**Objective**
Repeat the material exactly from its first line to the line that includes "PW, PH = W - ML - MR, H - MT - MB". Skip pictures.

- - - - -

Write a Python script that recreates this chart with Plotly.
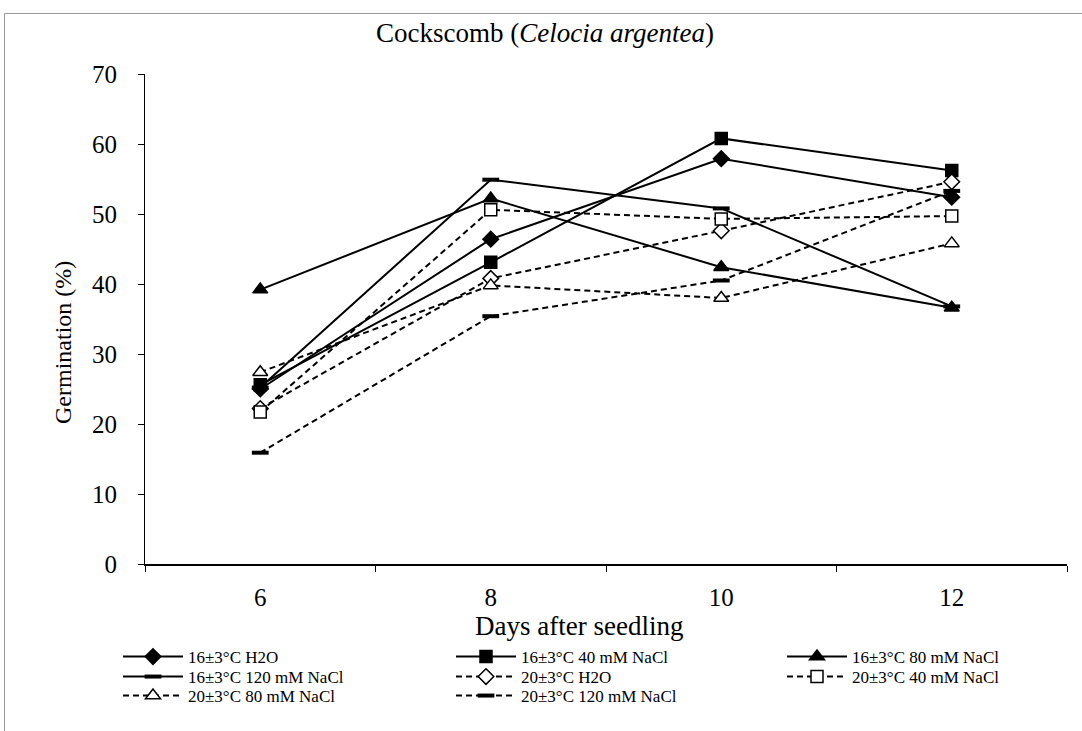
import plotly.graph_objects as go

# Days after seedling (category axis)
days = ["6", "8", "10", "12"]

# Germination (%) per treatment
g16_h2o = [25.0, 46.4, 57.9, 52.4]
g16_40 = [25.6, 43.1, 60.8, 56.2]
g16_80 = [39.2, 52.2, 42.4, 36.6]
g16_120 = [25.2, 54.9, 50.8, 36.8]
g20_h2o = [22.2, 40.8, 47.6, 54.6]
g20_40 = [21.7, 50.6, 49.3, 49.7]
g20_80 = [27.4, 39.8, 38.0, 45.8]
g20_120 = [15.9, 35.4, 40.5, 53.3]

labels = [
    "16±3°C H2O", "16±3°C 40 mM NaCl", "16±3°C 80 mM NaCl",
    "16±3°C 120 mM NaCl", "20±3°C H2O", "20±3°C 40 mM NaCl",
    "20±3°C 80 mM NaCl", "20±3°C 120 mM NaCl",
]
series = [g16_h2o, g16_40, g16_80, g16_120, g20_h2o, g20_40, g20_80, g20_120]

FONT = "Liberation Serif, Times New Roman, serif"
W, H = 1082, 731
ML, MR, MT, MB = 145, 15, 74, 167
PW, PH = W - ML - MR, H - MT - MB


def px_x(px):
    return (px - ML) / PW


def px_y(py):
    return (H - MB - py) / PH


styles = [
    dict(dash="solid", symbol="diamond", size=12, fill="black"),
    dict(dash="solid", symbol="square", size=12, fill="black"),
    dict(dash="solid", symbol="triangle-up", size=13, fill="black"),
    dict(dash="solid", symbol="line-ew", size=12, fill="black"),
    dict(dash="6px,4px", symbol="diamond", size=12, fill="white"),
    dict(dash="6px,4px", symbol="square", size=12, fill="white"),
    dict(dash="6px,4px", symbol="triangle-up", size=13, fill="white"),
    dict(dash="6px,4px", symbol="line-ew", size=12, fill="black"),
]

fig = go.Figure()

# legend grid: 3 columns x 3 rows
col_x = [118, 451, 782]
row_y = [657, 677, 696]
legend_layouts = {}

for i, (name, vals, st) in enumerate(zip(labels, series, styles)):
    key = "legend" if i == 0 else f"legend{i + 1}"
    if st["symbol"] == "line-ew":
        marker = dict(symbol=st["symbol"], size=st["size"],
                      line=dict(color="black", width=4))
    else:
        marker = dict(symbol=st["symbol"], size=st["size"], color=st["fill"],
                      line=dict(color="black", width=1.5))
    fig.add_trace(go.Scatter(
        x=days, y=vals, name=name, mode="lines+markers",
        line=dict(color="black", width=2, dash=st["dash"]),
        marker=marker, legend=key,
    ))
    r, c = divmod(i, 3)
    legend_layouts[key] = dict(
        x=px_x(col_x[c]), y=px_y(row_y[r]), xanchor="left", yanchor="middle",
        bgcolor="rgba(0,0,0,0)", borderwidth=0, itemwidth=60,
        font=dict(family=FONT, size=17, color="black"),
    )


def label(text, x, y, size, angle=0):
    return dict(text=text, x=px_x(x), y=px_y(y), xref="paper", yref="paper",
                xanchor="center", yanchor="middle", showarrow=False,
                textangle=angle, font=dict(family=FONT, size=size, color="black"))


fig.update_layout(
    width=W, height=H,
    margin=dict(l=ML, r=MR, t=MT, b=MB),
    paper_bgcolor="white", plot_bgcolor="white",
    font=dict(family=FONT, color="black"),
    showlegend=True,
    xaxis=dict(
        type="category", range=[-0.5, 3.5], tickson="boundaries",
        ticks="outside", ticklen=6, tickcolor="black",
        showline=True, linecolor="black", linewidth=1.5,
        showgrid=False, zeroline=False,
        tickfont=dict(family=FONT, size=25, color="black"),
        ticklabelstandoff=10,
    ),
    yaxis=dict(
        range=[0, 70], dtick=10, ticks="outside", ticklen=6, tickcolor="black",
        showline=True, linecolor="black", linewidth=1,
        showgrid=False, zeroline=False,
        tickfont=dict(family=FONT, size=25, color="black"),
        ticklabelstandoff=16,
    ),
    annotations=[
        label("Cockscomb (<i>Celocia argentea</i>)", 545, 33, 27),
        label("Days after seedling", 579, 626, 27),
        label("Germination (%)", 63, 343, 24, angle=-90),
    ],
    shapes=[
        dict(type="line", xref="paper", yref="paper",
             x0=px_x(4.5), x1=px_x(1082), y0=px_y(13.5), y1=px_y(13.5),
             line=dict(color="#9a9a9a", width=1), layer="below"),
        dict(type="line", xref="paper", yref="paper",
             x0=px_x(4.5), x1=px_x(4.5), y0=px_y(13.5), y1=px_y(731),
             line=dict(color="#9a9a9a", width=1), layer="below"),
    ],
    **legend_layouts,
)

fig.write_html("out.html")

- - - - -

**Exercise response**
Write a Python script that recreates this chart with Plotly.
import plotly.graph_objects as go

# Days after seedling (category axis)
days = ["6", "8", "10", "12"]

# Germination (%) per treatment
g16_h2o = [25.0, 46.4, 57.9, 52.4]
g16_40 = [25.6, 43.1, 60.8, 56.2]
g16_80 = [39.2, 52.2, 42.4, 36.6]
g16_120 = [25.2, 54.9, 50.8, 36.8]
g20_h2o = [22.2, 40.8, 47.6, 54.6]
g20_40 = [21.7, 50.6, 49.3, 49.7]
g20_80 = [27.4, 39.8, 38.0, 45.8]
g20_120 = [15.9, 35.4, 40.5, 53.3]

labels = [
    "16±3°C H2O", "16±3°C 40 mM NaCl", "16±3°C 80 mM NaCl",
    "16±3°C 120 mM NaCl", "20±3°C H2O", "20±3°C 40 mM NaCl",
    "20±3°C 80 mM NaCl", "20±3°C 120 mM NaCl",
]
series = [g16_h2o, g16_40, g16_80, g16_120, g20_h2o, g20_40, g20_80, g20_120]

FONT = "Liberation Serif, Times New Roman, serif"
W, H = 1082, 731
ML, MR, MT, MB = 145, 15, 74, 167
PW, PH = W - ML - MR, H - MT - MB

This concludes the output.